The FSA found failings in approximately 40 per cent of telephone sales of credit card PPI made by Egg between January 2005 and December 2007. Egg sold PPI either when receiving a customer services call, or when making a sales call to a new customer. When Egg customers said they did not want PPI on their credit cards, the firm directed its sales staff to use techniques to persuade the customer to take the insurance - called ‘objection handling'.
These techniques included over-emphasising the positive features of the PPI, or telling the customer they could take the PPI for a free period and cancel it later if they did not want it. In some cases, even when the customer did not consent, PPI was applied to their credit card anyway.
In addition, in a significant number of cases Egg failed to obtain clear consent from customers to receive only limited information about the PPI during the telephone sale. Egg will write to customers asking them to call a dedicated number if they have any concerns about the policy or the way it was sold to them and compensate them where appropriate - by way of illustration, Egg is expected to pay £1.67 million for every 10% of customers who receive a refund.
FSA Director of Enforcement Margaret Cole said: "Egg used inappropriate sales techniques to try to persuade customers to buy payment protection insurance on their credit card even when they asserted they did not want the cover. All firms must ensure that customers are treated fairly when selling PPI and if a customer does not want PPI, they should not be pressured into taking it"
"We will continue to fine firms where we find PPI failings. It is unacceptable that Egg did not identify the problems with its sales processes despite a series of high profile FSA communications on PPI, including earlier fines on other firms. Egg stopped telephone sales of credit card PPI in December 2007, and has agreed to write to customers and pay a full refund plus interest where appropriate. Egg is likely to pay substantial compensation as a result of this exercise."

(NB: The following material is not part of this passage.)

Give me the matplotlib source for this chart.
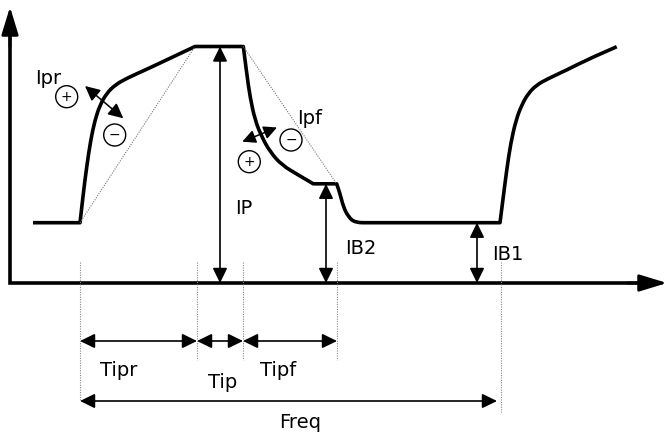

The FSA has taken into account Egg's customer contact exercise and commitment to compensate customers where appropriate and has significantly reduced the level of penalty which it would otherwise have imposed on the firm. Egg also qualified for a 30 per cent discount under the FSA's executive settlement procedures by agreeing to settle at an early stage of the investigation. Without this discount the fine would have been £1.03 million.
Egg says:
Egg has worked constructively with the FSA to settle this matter as quickly as possible.
We are taking the matter very seriously and would like to apologise to any customers who have been affected. We will be contacting all customers impacted by this, giving them the opportunity to review whether the product was or is still suitable for them. A dedicated team of call centre staff will be ready to assist with customer enquiries on this issue.
Following the FSA visit in September 2007, Egg co-operated fully with the investigation and took the proactive decision to voluntarily cease all telephone sales of PPI.
Of the sales made during the period covered by the FSA's action (between the dates of 14 January 2005 and 17 December 2007) approximately 2% took place under Citi ownership. In its Final Notice the FSA acknowledges that from 1 May 2007, when Citi acquired Egg, it has taken proactive steps to improve compliance with its obligations.